*WHAT IS BEING ASKED*: Retype the run of lines that opens with the line containing "Clone this chart" and closes with the line containing "const maxent1499FpbOut = [[0.884, 0.6], [], [0.79], [0.99], []];", exactly and inclusively, but skip the pictures.

*PROVIDED INFORMATION*:
-- Start --

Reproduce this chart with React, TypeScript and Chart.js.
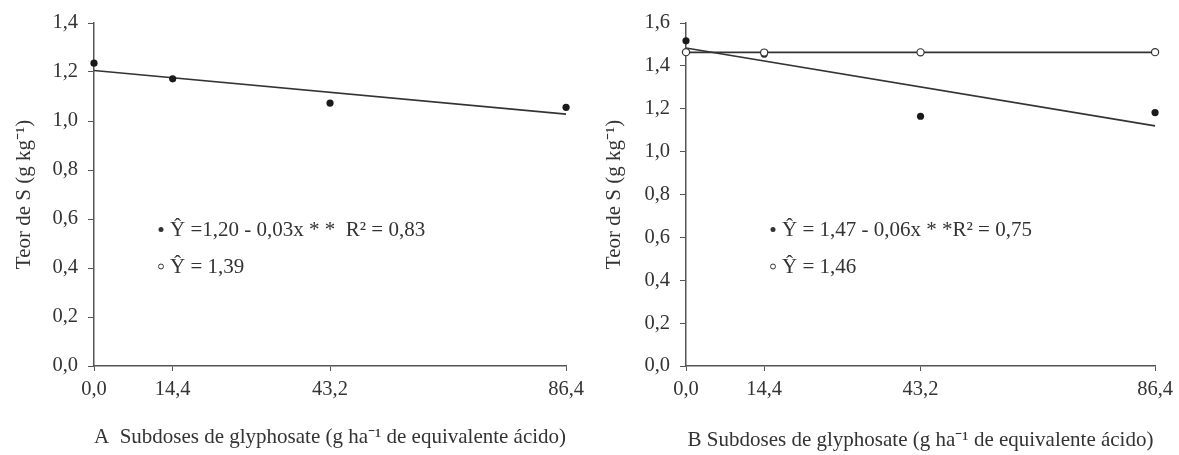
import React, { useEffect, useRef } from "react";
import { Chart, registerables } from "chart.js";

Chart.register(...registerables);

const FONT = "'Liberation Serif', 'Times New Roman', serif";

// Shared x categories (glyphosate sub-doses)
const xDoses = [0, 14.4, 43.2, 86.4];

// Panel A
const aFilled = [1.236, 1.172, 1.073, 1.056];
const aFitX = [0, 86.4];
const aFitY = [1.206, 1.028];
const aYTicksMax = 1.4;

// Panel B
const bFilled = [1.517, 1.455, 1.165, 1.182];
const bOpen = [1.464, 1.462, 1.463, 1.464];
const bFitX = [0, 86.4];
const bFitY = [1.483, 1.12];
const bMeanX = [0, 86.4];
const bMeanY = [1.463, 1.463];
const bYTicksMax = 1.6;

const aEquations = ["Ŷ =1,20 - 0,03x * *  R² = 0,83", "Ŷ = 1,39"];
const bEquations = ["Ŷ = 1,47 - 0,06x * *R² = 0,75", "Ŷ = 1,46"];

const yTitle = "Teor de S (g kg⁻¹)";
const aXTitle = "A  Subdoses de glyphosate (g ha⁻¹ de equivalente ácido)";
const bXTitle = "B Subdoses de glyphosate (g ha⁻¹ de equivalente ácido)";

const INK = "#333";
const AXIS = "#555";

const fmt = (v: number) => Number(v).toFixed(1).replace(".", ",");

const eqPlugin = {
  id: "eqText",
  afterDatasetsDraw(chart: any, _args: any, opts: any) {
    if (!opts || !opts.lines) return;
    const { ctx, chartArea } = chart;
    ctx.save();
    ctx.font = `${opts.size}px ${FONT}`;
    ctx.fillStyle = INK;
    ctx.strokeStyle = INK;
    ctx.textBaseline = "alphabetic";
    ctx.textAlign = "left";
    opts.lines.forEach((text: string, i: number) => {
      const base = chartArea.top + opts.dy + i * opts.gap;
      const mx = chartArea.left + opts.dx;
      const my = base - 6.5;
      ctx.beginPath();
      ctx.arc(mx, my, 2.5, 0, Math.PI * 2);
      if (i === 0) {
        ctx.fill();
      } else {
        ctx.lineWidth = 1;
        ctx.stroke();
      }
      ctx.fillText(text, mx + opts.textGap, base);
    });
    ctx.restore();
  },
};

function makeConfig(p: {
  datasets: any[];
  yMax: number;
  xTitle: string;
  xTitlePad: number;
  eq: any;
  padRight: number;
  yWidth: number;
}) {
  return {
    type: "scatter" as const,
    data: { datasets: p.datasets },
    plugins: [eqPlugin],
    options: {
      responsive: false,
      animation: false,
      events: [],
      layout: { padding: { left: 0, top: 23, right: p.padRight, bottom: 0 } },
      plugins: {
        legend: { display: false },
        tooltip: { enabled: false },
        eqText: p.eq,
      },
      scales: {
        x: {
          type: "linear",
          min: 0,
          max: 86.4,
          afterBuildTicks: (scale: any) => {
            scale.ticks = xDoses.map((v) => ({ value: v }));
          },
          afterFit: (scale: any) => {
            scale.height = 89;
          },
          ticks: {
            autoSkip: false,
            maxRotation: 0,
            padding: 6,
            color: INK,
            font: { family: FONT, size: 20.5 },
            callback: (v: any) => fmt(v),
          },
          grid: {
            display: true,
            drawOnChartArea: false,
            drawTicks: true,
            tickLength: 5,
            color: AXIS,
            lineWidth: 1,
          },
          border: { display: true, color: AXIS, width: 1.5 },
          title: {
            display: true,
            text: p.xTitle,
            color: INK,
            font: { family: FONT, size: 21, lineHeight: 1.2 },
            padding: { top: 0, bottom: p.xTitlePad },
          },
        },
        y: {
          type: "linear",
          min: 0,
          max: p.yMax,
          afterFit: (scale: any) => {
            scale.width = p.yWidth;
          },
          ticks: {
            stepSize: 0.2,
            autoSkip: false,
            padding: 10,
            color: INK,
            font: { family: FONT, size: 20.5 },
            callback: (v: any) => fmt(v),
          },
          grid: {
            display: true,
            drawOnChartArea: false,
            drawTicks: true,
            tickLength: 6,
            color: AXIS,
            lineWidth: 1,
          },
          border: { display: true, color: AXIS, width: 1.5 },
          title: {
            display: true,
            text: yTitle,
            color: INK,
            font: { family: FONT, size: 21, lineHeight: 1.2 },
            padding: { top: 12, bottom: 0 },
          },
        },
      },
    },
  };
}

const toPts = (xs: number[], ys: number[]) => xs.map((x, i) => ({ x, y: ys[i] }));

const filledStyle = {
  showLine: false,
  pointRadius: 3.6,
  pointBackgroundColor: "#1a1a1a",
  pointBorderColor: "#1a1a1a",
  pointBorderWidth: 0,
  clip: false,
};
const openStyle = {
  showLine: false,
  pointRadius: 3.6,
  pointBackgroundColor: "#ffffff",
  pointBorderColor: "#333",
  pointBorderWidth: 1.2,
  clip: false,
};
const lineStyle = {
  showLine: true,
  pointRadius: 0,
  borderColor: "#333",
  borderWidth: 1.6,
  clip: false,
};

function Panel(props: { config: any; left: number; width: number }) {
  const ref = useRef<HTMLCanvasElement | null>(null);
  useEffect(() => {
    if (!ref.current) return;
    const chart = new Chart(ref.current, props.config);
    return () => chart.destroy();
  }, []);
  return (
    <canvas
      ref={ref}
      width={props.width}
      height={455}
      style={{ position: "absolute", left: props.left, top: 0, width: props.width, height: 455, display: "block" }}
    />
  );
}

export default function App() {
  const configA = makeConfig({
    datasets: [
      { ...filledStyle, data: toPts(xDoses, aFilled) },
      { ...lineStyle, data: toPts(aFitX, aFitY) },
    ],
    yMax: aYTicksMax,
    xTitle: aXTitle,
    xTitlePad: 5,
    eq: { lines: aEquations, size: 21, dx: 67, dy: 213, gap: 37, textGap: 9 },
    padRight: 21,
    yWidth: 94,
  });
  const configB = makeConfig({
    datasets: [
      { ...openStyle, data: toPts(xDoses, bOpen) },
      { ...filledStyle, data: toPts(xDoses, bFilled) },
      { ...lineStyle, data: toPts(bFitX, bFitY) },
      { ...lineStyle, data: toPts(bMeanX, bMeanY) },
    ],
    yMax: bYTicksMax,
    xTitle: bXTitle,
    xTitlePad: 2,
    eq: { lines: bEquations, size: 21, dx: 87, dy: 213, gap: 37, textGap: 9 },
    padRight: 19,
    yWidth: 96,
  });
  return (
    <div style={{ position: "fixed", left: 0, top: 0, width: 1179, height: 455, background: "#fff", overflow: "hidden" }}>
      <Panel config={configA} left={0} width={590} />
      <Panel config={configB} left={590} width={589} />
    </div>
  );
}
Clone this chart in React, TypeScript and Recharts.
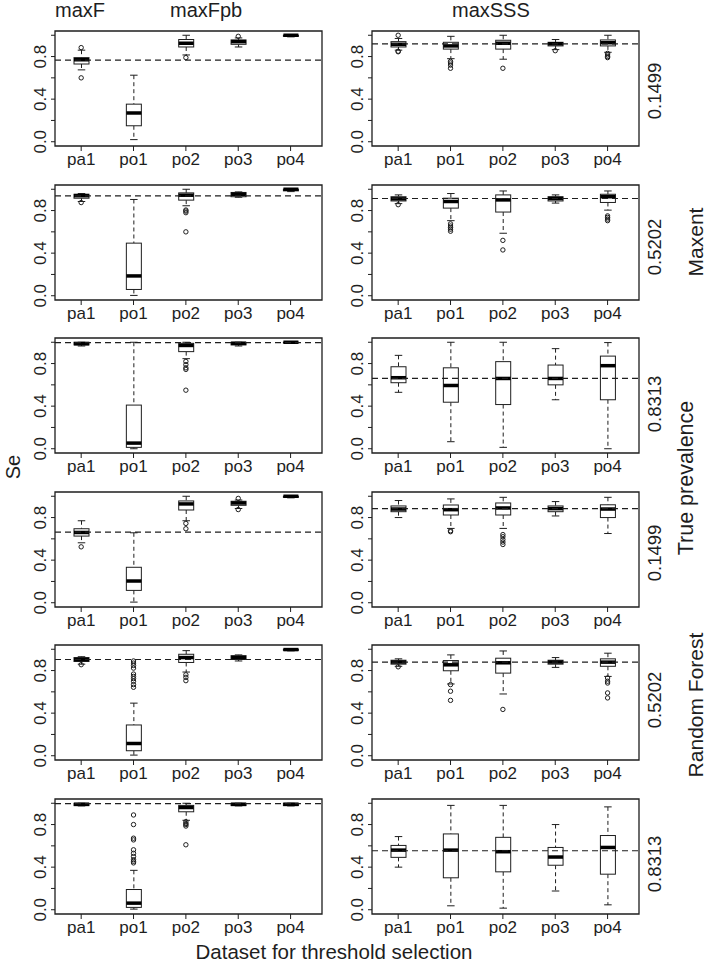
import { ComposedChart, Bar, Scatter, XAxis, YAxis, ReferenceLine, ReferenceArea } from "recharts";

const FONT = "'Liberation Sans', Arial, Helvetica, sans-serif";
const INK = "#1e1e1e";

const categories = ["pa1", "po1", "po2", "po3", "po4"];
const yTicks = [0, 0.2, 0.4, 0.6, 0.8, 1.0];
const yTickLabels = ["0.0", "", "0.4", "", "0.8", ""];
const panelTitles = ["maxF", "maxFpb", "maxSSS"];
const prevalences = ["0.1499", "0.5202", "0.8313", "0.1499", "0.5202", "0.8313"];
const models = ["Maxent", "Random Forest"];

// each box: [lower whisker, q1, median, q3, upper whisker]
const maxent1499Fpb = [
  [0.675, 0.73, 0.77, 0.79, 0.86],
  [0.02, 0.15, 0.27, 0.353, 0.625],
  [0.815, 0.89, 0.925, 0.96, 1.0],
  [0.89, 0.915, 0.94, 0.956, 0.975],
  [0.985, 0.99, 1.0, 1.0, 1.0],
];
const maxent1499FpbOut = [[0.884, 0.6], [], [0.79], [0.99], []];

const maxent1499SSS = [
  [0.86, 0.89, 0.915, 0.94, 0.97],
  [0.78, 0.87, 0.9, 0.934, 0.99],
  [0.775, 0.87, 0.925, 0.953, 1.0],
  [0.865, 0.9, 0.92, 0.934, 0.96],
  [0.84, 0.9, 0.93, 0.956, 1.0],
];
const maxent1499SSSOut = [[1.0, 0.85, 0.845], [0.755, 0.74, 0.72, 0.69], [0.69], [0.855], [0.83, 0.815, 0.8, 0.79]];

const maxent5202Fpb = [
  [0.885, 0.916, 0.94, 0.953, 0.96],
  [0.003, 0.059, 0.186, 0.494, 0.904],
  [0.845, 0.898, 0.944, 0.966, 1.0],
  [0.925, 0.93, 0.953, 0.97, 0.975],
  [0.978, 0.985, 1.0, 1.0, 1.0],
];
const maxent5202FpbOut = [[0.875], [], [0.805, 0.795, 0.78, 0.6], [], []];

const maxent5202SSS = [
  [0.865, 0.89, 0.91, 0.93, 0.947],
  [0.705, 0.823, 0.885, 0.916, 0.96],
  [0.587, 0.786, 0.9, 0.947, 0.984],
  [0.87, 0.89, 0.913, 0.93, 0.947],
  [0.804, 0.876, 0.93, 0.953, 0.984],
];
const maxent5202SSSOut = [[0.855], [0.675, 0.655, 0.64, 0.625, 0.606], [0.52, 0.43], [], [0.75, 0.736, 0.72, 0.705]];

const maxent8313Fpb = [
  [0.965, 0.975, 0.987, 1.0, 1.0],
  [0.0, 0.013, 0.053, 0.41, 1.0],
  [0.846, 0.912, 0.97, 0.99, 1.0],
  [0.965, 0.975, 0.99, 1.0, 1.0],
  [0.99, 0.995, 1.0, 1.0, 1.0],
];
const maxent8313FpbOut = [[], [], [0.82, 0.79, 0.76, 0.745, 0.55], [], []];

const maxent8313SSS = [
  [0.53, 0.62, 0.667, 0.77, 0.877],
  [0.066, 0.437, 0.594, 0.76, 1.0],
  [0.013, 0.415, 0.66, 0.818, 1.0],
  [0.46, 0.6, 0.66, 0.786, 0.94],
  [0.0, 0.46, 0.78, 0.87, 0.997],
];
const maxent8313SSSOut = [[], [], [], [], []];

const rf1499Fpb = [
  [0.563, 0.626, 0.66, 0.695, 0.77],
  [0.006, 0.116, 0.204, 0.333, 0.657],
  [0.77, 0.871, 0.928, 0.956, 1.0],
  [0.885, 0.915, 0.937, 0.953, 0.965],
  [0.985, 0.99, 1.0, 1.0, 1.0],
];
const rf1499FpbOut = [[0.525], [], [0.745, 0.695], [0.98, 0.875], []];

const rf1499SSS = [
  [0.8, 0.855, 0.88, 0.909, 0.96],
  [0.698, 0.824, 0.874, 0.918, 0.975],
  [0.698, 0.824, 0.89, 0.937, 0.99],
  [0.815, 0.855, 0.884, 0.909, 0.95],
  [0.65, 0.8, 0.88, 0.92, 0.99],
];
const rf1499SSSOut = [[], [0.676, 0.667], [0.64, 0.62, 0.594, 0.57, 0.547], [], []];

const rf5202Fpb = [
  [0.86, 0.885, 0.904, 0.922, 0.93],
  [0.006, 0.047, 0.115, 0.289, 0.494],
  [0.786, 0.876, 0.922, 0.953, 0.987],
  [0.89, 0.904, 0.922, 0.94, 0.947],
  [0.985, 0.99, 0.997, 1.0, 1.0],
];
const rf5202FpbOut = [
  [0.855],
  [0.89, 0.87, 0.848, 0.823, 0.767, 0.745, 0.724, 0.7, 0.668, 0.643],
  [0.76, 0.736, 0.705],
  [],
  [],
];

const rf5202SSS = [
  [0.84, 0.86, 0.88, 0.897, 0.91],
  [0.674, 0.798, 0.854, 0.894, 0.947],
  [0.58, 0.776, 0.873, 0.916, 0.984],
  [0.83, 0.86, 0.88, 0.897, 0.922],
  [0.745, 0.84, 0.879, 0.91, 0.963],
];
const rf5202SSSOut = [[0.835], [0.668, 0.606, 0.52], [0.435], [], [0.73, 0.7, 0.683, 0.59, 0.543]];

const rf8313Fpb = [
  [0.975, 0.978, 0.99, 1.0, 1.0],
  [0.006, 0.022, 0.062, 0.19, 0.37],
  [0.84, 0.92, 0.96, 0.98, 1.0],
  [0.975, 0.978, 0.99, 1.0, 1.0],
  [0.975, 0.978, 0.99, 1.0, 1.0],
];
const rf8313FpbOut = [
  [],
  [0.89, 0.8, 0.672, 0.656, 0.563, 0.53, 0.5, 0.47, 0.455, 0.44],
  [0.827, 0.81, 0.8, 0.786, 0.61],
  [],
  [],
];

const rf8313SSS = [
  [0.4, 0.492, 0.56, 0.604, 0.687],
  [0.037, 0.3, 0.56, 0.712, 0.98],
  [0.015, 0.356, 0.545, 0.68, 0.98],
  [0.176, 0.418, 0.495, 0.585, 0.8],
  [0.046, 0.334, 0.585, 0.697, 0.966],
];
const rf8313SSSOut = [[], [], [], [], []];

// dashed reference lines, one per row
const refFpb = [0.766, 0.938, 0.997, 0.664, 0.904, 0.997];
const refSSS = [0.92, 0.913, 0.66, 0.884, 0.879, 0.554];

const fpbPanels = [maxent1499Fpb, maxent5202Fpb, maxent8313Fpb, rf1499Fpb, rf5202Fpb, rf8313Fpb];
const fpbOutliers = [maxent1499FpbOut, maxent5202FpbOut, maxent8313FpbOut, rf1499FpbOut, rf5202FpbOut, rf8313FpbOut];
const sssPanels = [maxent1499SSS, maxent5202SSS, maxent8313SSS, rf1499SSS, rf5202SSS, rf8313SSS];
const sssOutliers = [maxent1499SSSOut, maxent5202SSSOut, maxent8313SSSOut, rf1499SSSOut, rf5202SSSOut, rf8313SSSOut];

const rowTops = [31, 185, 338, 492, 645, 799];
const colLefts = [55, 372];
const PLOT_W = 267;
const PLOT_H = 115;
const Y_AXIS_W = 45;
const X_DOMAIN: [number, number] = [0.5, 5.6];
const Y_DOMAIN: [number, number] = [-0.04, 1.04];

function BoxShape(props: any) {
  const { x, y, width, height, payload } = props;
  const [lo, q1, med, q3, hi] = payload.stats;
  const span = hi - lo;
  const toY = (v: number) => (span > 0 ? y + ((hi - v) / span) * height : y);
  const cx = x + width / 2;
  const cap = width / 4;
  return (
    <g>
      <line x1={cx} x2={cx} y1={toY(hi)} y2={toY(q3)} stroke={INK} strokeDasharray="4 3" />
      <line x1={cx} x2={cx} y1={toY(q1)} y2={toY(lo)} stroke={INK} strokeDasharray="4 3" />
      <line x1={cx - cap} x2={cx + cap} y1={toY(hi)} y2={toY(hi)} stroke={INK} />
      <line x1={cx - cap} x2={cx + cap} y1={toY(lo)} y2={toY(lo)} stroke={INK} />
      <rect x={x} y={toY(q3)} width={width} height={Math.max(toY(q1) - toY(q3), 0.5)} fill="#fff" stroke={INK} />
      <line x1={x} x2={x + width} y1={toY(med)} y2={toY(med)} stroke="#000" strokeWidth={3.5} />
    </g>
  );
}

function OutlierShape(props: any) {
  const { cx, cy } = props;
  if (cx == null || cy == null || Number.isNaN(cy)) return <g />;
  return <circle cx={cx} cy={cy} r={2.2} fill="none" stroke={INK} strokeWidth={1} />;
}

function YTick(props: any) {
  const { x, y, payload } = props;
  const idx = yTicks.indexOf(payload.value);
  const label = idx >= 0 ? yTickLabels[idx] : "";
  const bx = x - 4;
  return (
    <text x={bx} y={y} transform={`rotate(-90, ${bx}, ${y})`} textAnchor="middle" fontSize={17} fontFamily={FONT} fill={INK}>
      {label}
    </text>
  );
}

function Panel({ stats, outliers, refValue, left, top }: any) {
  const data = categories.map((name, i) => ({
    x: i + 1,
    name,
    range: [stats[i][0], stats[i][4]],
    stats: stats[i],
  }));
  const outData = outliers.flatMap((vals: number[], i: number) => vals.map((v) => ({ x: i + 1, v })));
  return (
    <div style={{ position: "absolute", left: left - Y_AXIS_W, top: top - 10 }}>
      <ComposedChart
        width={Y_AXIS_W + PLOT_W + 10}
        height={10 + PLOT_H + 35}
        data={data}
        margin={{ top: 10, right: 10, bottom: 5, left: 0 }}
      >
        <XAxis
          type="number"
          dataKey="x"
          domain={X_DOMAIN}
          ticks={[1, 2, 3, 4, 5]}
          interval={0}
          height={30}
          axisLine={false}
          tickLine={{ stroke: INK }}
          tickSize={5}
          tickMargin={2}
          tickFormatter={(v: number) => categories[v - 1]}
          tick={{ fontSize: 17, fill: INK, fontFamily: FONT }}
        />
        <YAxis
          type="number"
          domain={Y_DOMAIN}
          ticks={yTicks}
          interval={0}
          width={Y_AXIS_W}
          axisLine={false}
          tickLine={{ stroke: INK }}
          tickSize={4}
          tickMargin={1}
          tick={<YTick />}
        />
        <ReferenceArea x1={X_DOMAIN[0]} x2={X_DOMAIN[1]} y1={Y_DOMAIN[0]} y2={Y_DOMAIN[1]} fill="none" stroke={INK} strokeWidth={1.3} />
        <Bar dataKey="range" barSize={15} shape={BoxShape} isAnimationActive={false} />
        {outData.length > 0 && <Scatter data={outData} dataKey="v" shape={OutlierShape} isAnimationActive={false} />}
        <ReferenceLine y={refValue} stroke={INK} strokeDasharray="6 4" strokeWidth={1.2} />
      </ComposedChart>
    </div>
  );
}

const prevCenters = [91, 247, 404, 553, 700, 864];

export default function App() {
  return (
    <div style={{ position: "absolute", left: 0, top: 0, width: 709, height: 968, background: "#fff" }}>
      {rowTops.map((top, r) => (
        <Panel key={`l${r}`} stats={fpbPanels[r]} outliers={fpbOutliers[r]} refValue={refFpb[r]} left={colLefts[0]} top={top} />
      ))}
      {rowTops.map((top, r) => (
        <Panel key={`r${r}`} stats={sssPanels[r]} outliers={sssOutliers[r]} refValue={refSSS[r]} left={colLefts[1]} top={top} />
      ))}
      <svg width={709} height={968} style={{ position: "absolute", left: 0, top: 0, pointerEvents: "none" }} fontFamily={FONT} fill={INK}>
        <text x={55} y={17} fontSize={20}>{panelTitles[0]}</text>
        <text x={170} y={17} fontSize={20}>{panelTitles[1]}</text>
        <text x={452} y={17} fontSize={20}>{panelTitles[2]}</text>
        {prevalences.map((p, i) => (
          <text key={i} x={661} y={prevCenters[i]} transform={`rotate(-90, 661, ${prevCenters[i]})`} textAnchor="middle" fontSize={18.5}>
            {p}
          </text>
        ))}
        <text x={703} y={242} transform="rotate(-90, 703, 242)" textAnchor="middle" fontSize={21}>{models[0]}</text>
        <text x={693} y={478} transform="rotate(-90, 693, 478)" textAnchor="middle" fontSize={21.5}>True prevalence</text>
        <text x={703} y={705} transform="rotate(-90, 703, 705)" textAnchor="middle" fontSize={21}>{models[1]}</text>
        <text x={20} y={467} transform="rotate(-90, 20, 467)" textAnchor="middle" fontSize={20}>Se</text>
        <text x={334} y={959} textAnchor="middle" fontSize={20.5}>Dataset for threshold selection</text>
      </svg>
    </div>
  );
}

-- End --

*ANSWER BELOW*:
Clone this chart in React, TypeScript and Recharts.
import { ComposedChart, Bar, Scatter, XAxis, YAxis, ReferenceLine, ReferenceArea } from "recharts";

const FONT = "'Liberation Sans', Arial, Helvetica, sans-serif";
const INK = "#1e1e1e";

const categories = ["pa1", "po1", "po2", "po3", "po4"];
const yTicks = [0, 0.2, 0.4, 0.6, 0.8, 1.0];
const yTickLabels = ["0.0", "", "0.4", "", "0.8", ""];
const panelTitles = ["maxF", "maxFpb", "maxSSS"];
const prevalences = ["0.1499", "0.5202", "0.8313", "0.1499", "0.5202", "0.8313"];
const models = ["Maxent", "Random Forest"];

// each box: [lower whisker, q1, median, q3, upper whisker]
const maxent1499Fpb = [
  [0.675, 0.73, 0.77, 0.79, 0.86],
  [0.02, 0.15, 0.27, 0.353, 0.625],
  [0.815, 0.89, 0.925, 0.96, 1.0],
  [0.89, 0.915, 0.94, 0.956, 0.975],
  [0.985, 0.99, 1.0, 1.0, 1.0],
];
const maxent1499FpbOut = [[0.884, 0.6], [], [0.79], [0.99], []];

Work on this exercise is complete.